When Lisp was created, writing a program in an assembly language typically involved typing onto tape or punch cards and feeding them into the computer along with an assembler program, getting the binary out, possibly running it through a linker, and then running it. Fortran programs involved a similar process, with the compiler replacing the interpreter.
Lisp introduced the idea of the read-evaluate-print loop (REPL). The environment read a line of Lisp code, evaluated it, printed the result, and then looped back to the start of the process. This change allowed for incremental development, where you gradually wrote a function, tried calling it, tested that it worked, and then moved on to the next bit of code. This system made development significantly faster. Compiling a Fortran program on a machine of the time could take minutes if you were lucky, hours if you weren't. If you encountered a bug, you had to return to the source code, modify it, and redo the entire process from the start.

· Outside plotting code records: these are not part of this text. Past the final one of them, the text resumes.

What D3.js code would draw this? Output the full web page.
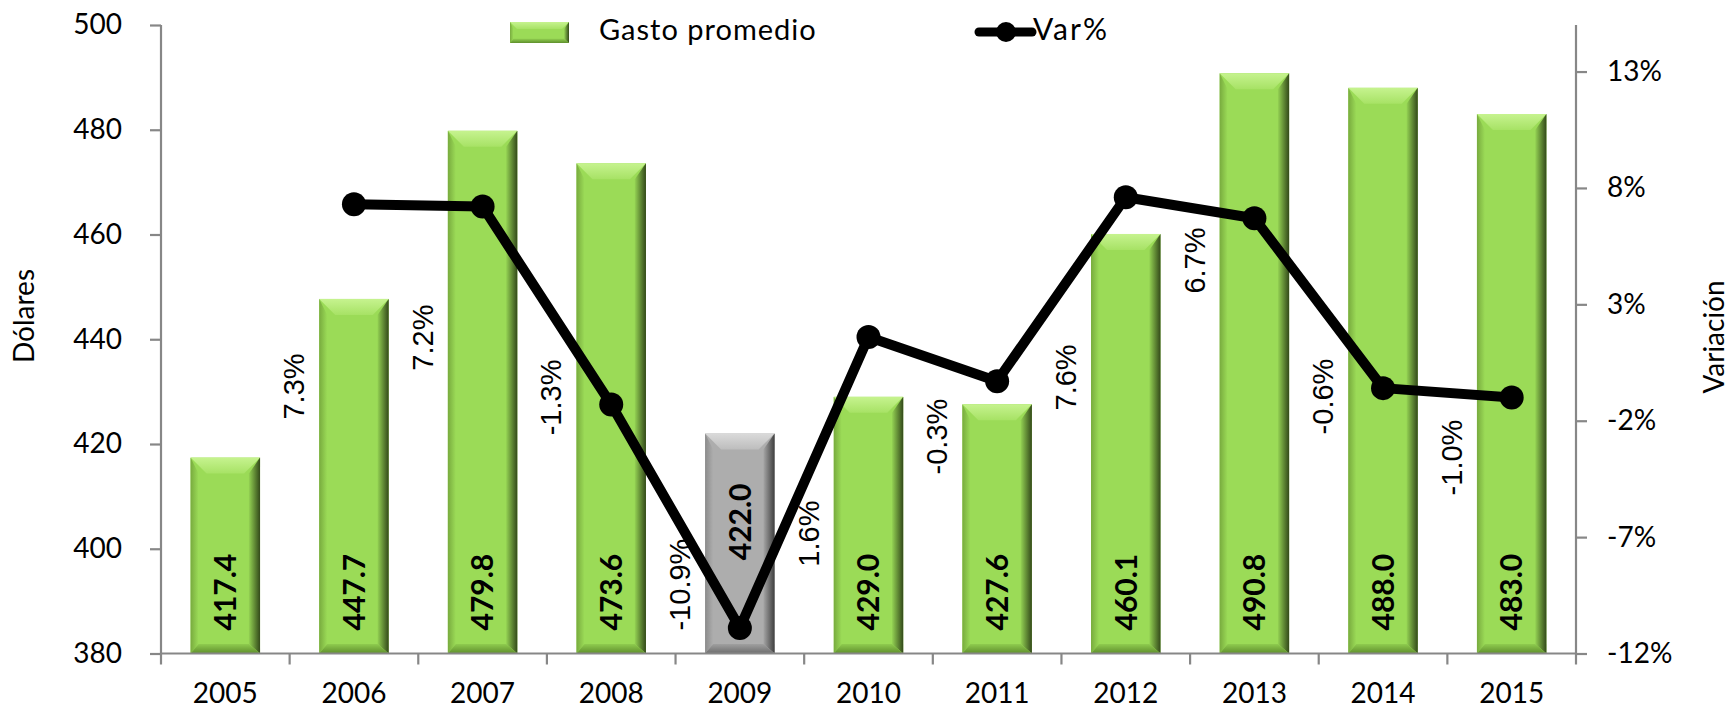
<!DOCTYPE html>
<html>
<head>
<meta charset="utf-8">
<script src="https://cdn.jsdelivr.net/npm/d3@7/dist/d3.min.js"></script>
<style>
  html, body { margin: 0; padding: 0; background: #ffffff; }
  svg { display: block; }
</style>
</head>
<body>
<svg id="chart" width="1733" height="711"></svg>
<script>
// ---------- data ----------
const years = ["2005","2006","2007","2008","2009","2010","2011","2012","2013","2014","2015"];
const gasto = [417.4, 447.7, 479.8, 473.6, 422.0, 429.0, 427.6, 460.1, 490.8, 488.0, 483.0];
const variacion = [null, 7.3, 7.2, -1.3, -10.9, 1.6, -0.3, 7.6, 6.7, -0.6, -1.0];
const leftTicks = [380, 400, 420, 440, 460, 480, 500];
const rightTicks = [-12, -7, -2, 3, 8, 13];
const highlightYear = "2009";
const seriesNames = ["Gasto promedio", "Var%"];
const axisTitles = ["Dólares", "Variación"];
// where the (manually placed) labels sit, in axis units
const varLabelAnchor = [null, -0.53, 1.57, -1.0, -9.04, -6.85, -2.68, -0.14, 4.88, -0.96, -3.58];
const valueLabelBase = [384.4, 384.4, 384.4, 384.4, 397.8, 384.4, 384.4, 384.4, 384.4, 384.4, 384.4];

// ---------- layout ----------
const svg = d3.select("#chart");
const plot = { left: 161, right: 1576, top: 25, bottom: 653.5 };
const FONT = "Lato, 'Open Sans', sans-serif";
const AXIS_COLOR = "#878787";

const x = d3.scaleBand().domain(years).range([plot.left, plot.right])
  .paddingInner(0.46).paddingOuter(0.23);
const yL = d3.scaleLinear().domain([380, 500]).range([plot.bottom, plot.top]);
const yR = d3.scaleLinear().domain([-12, 15]).range([plot.bottom, plot.top]);
const step = x.step();
const gap = step - x.bandwidth();

// ---------- gradients ----------
const defs = svg.append("defs");
function lin(id, x1, y1, x2, y2, stops) {
  const g = defs.append("linearGradient").attr("id", id)
    .attr("x1", x1).attr("y1", y1).attr("x2", x2).attr("y2", y2);
  stops.forEach(s => g.append("stop").attr("offset", s[0]).attr("stop-color", s[1]));
}
const palettes = {
  green: { base: "#9bdb57", top: ["#c6f38f", "#a7e265"], left: ["#78ab3e", "#9bdb57"],
           right: ["#94d253", "#33491a"], bottom: ["#8fcc4f", "#5f8f2c"] },
  grey:  { base: "#adadad", top: ["#dadada", "#bdbdbd"], left: ["#8b8b8b", "#adadad"],
           right: ["#a6a6a6", "#3f3f3f"], bottom: ["#a0a0a0", "#6d6d6d"] }
};
Object.entries(palettes).forEach(([k, p]) => {
  lin(k + "-top", 0, 0, 0, 1, [[0, p.top[0]], [1, p.top[1]]]);
  lin(k + "-left", 0, 0, 1, 0, [[0, p.left[0]], [1, p.left[1]]]);
  lin(k + "-right", 0, 0, 1, 0, [[0, p.right[0]], [1, p.right[1]]]);
  lin(k + "-bottom", 0, 0, 0, 1, [[0, p.bottom[0]], [1, p.bottom[1]]]);
});

function bevelRect(g, x0, y0, w, h, b, key) {
  const p = palettes[key];
  const x1 = x0 + w, y1 = y0 + h;
  const bb = Math.min(b, w / 2, h / 2);
  g.append("rect").attr("x", x0).attr("y", y0).attr("width", w).attr("height", h).attr("fill", p.base);
  const poly = (pts, fill) => g.append("polygon")
    .attr("points", pts.map(d => d.join(",")).join(" ")).attr("fill", fill);
  poly([[x0, y0], [x1, y0], [x1 - bb, y0 + bb], [x0 + bb, y0 + bb]], `url(#${key}-top)`);
  poly([[x0, y0], [x0 + bb * 0.5, y0 + bb], [x0 + bb * 0.5, y1 - bb * 0.6], [x0, y1]], `url(#${key}-left)`);
  poly([[x1, y0], [x1, y1], [x1 - bb * 0.7, y1 - bb * 0.6], [x1 - bb * 0.7, y0 + bb]], `url(#${key}-right)`);
  poly([[x0, y1], [x0 + bb * 0.5, y1 - bb * 0.6], [x1 - bb * 0.7, y1 - bb * 0.6], [x1, y1]], `url(#${key}-bottom)`);
}

// ---------- bars ----------
const barsG = svg.append("g");
years.forEach((yr, i) => {
  const top = yL(gasto[i]);
  bevelRect(barsG, x(yr), top, x.bandwidth(), plot.bottom - top, 16, yr === highlightYear ? "grey" : "green");
});

// value labels inside bars
svg.append("g").selectAll("text").data(years).join("text")
  .attr("transform", (d, i) => `translate(${x(d) + x.bandwidth() / 2},${yL(valueLabelBase[i])}) rotate(-90)`)
  .attr("dy", "0.36em")
  .attr("text-anchor", "start")
  .attr("font-family", FONT).attr("font-weight", 700).attr("font-size", 30)
  .attr("fill", "#000")
  .text((d, i) => gasto[i].toFixed(1));

// ---------- axes ----------
const axL = svg.append("g").attr("transform", `translate(${plot.left},0)`)
  .call(d3.axisLeft(yL).tickValues(leftTicks).tickSize(11).tickSizeOuter(0).tickPadding(28));
const axR = svg.append("g").attr("transform", `translate(${plot.right},0)`)
  .call(d3.axisRight(yR).tickValues(rightTicks).tickFormat(d => d + "%").tickSize(11).tickSizeOuter(0).tickPadding(20));
const axB = svg.append("g").attr("transform", `translate(0,${plot.bottom})`)
  .call(d3.axisBottom(x).tickSize(0).tickSizeOuter(0).tickPadding(30));
[axL, axR, axB].forEach(a => {
  a.select(".domain").attr("stroke", AXIS_COLOR).attr("stroke-width", 2.2);
  a.selectAll(".tick line").attr("stroke", AXIS_COLOR).attr("stroke-width", 2.2);
  a.selectAll("text").attr("font-family", FONT).attr("font-size", 28).attr("fill", "#000");
});
axL.select(".domain").attr("d", `M0,${plot.top}V${plot.bottom}`);
axR.select(".domain").attr("d", `M0,${plot.top}V${plot.bottom}`);
axB.select(".domain").attr("d", `M${plot.left},0H${plot.right}`);
// category boundary ticks
const boundaries = years.map(d => x(d) - gap / 2).concat([x(years[years.length - 1]) + x.bandwidth() + gap / 2]);
axB.selectAll("line.bnd").data(boundaries).join("line").attr("class", "bnd")
  .attr("x1", d => d).attr("x2", d => d).attr("y1", 0).attr("y2", 11)
  .attr("stroke", AXIS_COLOR).attr("stroke-width", 2.2);

// axis titles
svg.append("text")
  .attr("transform", `translate(24,316) rotate(-90)`)
  .attr("text-anchor", "middle").attr("dy", "0.35em")
  .attr("font-family", FONT).attr("font-size", 28).attr("fill", "#000")
  .text(axisTitles[0]);
svg.append("text")
  .attr("transform", `translate(1714,337) rotate(-90)`)
  .attr("text-anchor", "middle").attr("dy", "0.35em")
  .attr("font-family", FONT).attr("font-size", 28).attr("fill", "#000")
  .text(axisTitles[1]);

// ---------- variation labels ----------
const varIdx = years.map((d, i) => i).filter(i => variacion[i] !== null);
svg.append("g").selectAll("text").data(varIdx).join("text")
  .attr("transform", i => `translate(${x(years[i]) - gap / 2 + 4},${yR(varLabelAnchor[i])}) rotate(-90)`)
  .attr("text-anchor", "middle").attr("dy", "0.36em")
  .attr("font-family", "'Liberation Sans', Arial, sans-serif").attr("font-size", 29)
  .attr("fill", "#000")
  .text(i => variacion[i].toFixed(1) + "%");

// ---------- line ----------
const cx = d => x(d) + x.bandwidth() / 2;
const line = d3.line().defined(i => variacion[i] !== null)
  .x(i => cx(years[i])).y(i => yR(variacion[i]));
svg.append("path").datum(years.map((d, i) => i))
  .attr("d", line).attr("fill", "none").attr("stroke", "#000")
  .attr("stroke-width", 10).attr("stroke-linejoin", "round");
svg.append("g").selectAll("circle").data(varIdx).join("circle")
  .attr("cx", i => cx(years[i])).attr("cy", i => yR(variacion[i]))
  .attr("r", 12).attr("fill", "#000");

// ---------- legend ----------
const lg = svg.append("g");
bevelRect(lg, 510, 22, 59, 21, 7, "green");
lg.append("text").attr("x", 599).attr("y", 40)
  .attr("font-family", FONT).attr("font-size", 29).attr("letter-spacing", 1)
  .attr("fill", "#000").text(seriesNames[0]);
lg.append("line").attr("x1", 979).attr("x2", 1032).attr("y1", 32).attr("y2", 32)
  .attr("stroke", "#000").attr("stroke-width", 9).attr("stroke-linecap", "round");
lg.append("circle").attr("cx", 1006).attr("cy", 32).attr("r", 10).attr("fill", "#000");
lg.append("text").attr("x", 1033).attr("y", 40)
  .attr("font-family", FONT).attr("font-size", 30).attr("letter-spacing", 2)
  .attr("fill", "#000").text(seriesNames[1]);
</script>
</body>
</html>
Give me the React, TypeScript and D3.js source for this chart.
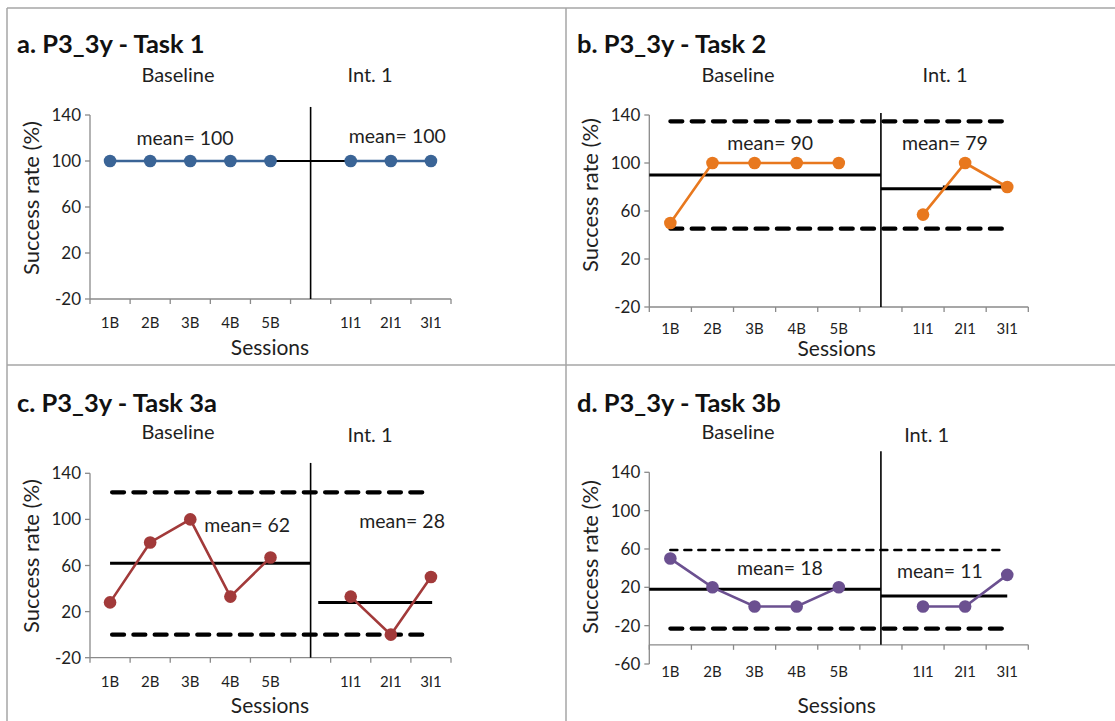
import React from "react";
import * as d3 from "d3";

// ---------- data ----------
const categories = ["1B", "2B", "3B", "4B", "5B", "", "1I1", "2I1", "3I1"];
const task1 = [100, 100, 100, 100, 100, null, 100, 100, 100];
const task2 = [50, 100, 100, 100, 100, null, 57, 100, 80];
const task3a = [28, 80, 100, 33, 67, null, 33, 0, 50];
const task3b = [50, 20, 0, 0, 20, null, 0, 0, 33];

const titles = ["a. P3_3y - Task 1", "b. P3_3y - Task 2", "c. P3_3y - Task 3a", "d. P3_3y - Task 3b"];
const baselineMeans = [100, 90, 62, 18];
const interventionMeans = [100, 79, 28, 11];
const ticksA = [-20, 20, 60, 100, 140];
const ticksD = [-60, -20, 20, 60, 100, 140];

// mean lines in category units: [from, to, value]
const meanSegA = [[0, 5, 100], [5, 8, 100]];
const meanSegB = [[-0.5, 5, 90], [5, 7.62, 78.5], [6.47, 8.02, 80]];
const meanSegC = [[0, 5, 62], [5.19, 8.03, 28]];
const meanSegD = [[-0.5, 5, 18], [5, 8, 11]];
// +/- 2SD bands: [from, to, value, thin?]
const bandB = [[0, 8, 134.7, 0], [0, 8, 45.3, 0]];
const bandC = [[0.05, 7.8, 123.5, 0], [0.05, 7.8, 0, 0]];
const bandD = [[0, 7.9, 59, 1], [0, 7.9, -23, 0]];
// mean label anchors: [categoryPos, value]
const meanLblA = [[1.87, 114], [7.16, 115.6]];
const meanLblB = [[2.37, 110.8], [6.52, 110.8]];
const meanLblC = [[3.42, 89.3], [7.28, 92.5]];
const meanLblD = [[2.6, 32.8], [6.4, 29.7]];

const FONT = "Lato, 'Open Sans', sans-serif";
const TXT = "#1f1f1f";
const AX = "#8a8a8a";

const panels = [
  {
    title: titles[0], values: task1, color: "#3A6496", means: [baselineMeans[0], interventionMeans[0]],
    meanSeg: meanSegA, meanW: 2, band: [], meanLbl: meanLblA, ticks: ticksA, domain: [-20, 140], cross: -20,
    xL: 90, xR: 451, yTop: 115, yBot: 299, titleX: 17, titleY: 53, phaseY: [82, 82], phaseX: [178, 370],
    tickY: 328, sessX: 270, sessY: 355, yTitleX: 39, yTitleY: 198, phaseTop: 147,
  },
  {
    title: titles[1], values: task2, color: "#E8781E", means: [baselineMeans[1], interventionMeans[1]],
    meanSeg: meanSegB, meanW: 3, band: bandB, meanLbl: meanLblB, ticks: ticksA, domain: [-20, 140], cross: -20,
    xL: 649.3, xR: 1028.3, yTop: 115, yBot: 307, titleX: 577, titleY: 53, phaseY: [82, 82], phaseX: [738, 945],
    tickY: 334, sessX: 836.7, sessY: 356, yTitleX: 598, yTitleY: 195, phaseTop: 141.7,
  },
  {
    title: titles[2], values: task3a, color: "#A23A3A", means: [baselineMeans[2], interventionMeans[2]],
    meanSeg: meanSegC, meanW: 3, band: bandC, meanLbl: meanLblC, ticks: ticksA, domain: [-20, 140], cross: -20,
    xL: 90, xR: 451, yTop: 473.3, yBot: 657.7, titleX: 17, titleY: 411.7, phaseY: [439, 442], phaseX: [178, 370],
    tickY: 686.7, sessX: 270, sessY: 713, yTitleX: 39, yTitleY: 556, phaseTop: 149,
  },
  {
    title: titles[3], values: task3b, color: "#6B5090", means: [baselineMeans[3], interventionMeans[3]],
    meanSeg: meanSegD, meanW: 3, band: bandD, meanLbl: meanLblD, ticks: ticksD, domain: [-60, 140], cross: -40,
    xL: 649.3, xR: 1028.3, yTop: 472.3, yBot: 664, titleX: 577, titleY: 411.7, phaseY: [439, 442], phaseX: [738, 926.7],
    tickY: 676.7, sessX: 836.7, sessY: 713, yTitleX: 598, yTitleY: 557, phaseTop: 162,
  },
];

function Panel({ p }: { p: any }) {
  const x = d3.scaleLinear().domain([-0.5, categories.length - 0.5]).range([p.xL, p.xR]);
  const y = d3.scaleLinear().domain(p.domain).range([p.yBot, p.yTop]);
  const idx = d3.range(categories.length);
  const line = d3
    .line<number>()
    .defined((i) => p.values[i] != null)
    .x((i) => x(i))
    .y((i) => y(p.values[i] as number));
  const bounds = d3.range(categories.length + 1).map((k) => k - 0.5);
  const yCross = y(p.cross);
  return (
    <g>
      <text x={p.titleX} y={p.titleY} fontFamily={FONT} fontWeight={700} fontSize={25.5} fill="#111">
        {p.title}
      </text>
      <text x={p.phaseX[0]} y={p.phaseY[0]} textAnchor="middle" fontFamily={FONT} fontSize={20} fill={TXT}>
        Baseline
      </text>
      <text x={p.phaseX[1]} y={p.phaseY[1]} textAnchor="middle" fontFamily={FONT} fontSize={20} fill={TXT}>
        Int. 1
      </text>
      {/* y axis */}
      <line x1={p.xL} x2={p.xL} y1={y(p.domain[1])} y2={y(p.domain[0])} stroke={AX} strokeWidth={1.3} />
      {p.ticks.map((t: number) => (
        <g key={t}>
          <line x1={p.xL - 5} x2={p.xL} y1={y(t)} y2={y(t)} stroke={AX} strokeWidth={1.3} />
          <text x={p.xL - 9} y={y(t) + 6} textAnchor="end" fontFamily={FONT} fontSize={17} fill={TXT}>
            {t}
          </text>
        </g>
      ))}
      {/* x axis */}
      <line x1={p.xL} x2={p.xR} y1={yCross} y2={yCross} stroke={AX} strokeWidth={1.3} />
      {bounds.map((b) => (
        <line key={b} x1={x(b)} x2={x(b)} y1={yCross} y2={yCross + 5} stroke={AX} strokeWidth={1.3} />
      ))}
      {idx.map((i) => (
        <text key={i} x={x(i)} y={p.tickY} textAnchor="middle" fontFamily={FONT} fontSize={15} fill={TXT}>
          {categories[i]}
        </text>
      ))}
      <text x={p.sessX} y={p.sessY} textAnchor="middle" fontFamily={FONT} fontSize={21} fill={TXT}>
        Sessions
      </text>
      <text
        transform={`translate(${p.yTitleX},${p.yTitleY}) rotate(-90)`}
        textAnchor="middle"
        fontFamily={FONT}
        fontSize={22}
        fill={TXT}
      >
        Success rate (%)
      </text>
      {/* bands */}
      {p.band.map((b: number[], k: number) => (
        <line
          key={k}
          x1={x(b[0])}
          x2={x(b[1])}
          y1={y(b[2])}
          y2={y(b[2])}
          stroke="#000"
          strokeWidth={b[3] ? 2.5 : 4.2}
          strokeLinecap="round"
          strokeDasharray={b[3] ? "7 7" : "12 9.3"}
        />
      ))}
      {/* phase line */}
      <line x1={x(5)} x2={x(5)} y1={y(p.phaseTop)} y2={yCross} stroke="#000" strokeWidth={1.6} />
      {/* mean lines */}
      {p.meanSeg.map((s: number[], k: number) => (
        <line key={k} x1={x(s[0])} x2={x(s[1])} y1={y(s[2])} y2={y(s[2])} stroke="#000" strokeWidth={p.meanW} />
      ))}
      {/* series */}
      <path d={line(idx) || ""} fill="none" stroke={p.color} strokeWidth={2.6} />
      {idx
        .filter((i) => p.values[i] != null)
        .map((i) => (
          <circle key={i} cx={x(i)} cy={y(p.values[i])} r={6.3} fill={p.color} />
        ))}
      {/* mean labels */}
      {p.meanLbl.map((m: number[], k: number) => (
        <text key={k} x={x(m[0])} y={y(m[1])} textAnchor="middle" fontFamily={FONT} fontSize={19.5} fill={TXT}>
          {`mean= ${p.means[k]}`}
        </text>
      ))}
    </g>
  );
}

export default function App() {
  return (
    <svg
      width={1115}
      height={721}
      style={{ position: "absolute", left: 0, top: 0, background: "#fff" }}
    >
      <rect x={0} y={0} width={1115} height={721} fill="#fff" />
      <line x1={7} x2={1115} y1={8} y2={8} stroke="#a6a6a6" strokeWidth={1.5} />
      <line x1={7} x2={1115} y1={365} y2={365} stroke="#a6a6a6" strokeWidth={1.5} />
      <line x1={7} x2={7} y1={8} y2={721} stroke="#a6a6a6" strokeWidth={1.5} />
      <line x1={566} x2={566} y1={8} y2={721} stroke="#a6a6a6" strokeWidth={1.5} />
      {panels.map((p, k) => (
        <Panel key={k} p={p} />
      ))}
    </svg>
  );
}
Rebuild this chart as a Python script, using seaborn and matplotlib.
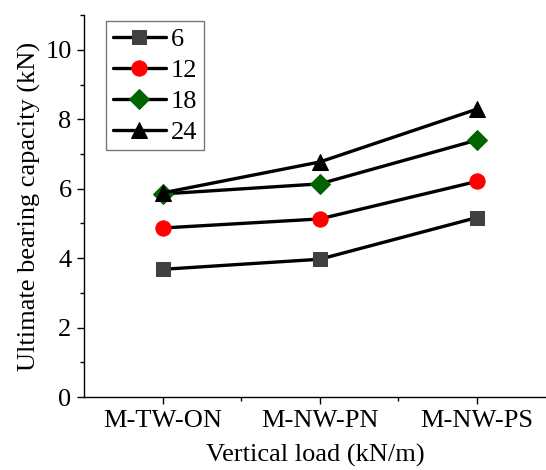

A Lisp programmer, in contrast, got immediate feedback if he'd done something wrong. More importantly, he could easily see where he'd done something wrong, because he could test each part of the program in turn.
This interactive structure is now common in interpreted languages. Python, Erlang, and so on all provide similar interfaces. The most interesting thing about the Lisp version is that it implemented incremental compilation very early on. In 1962, the MIT implementation of Lisp would compile expressions that were entered in the REPL mode.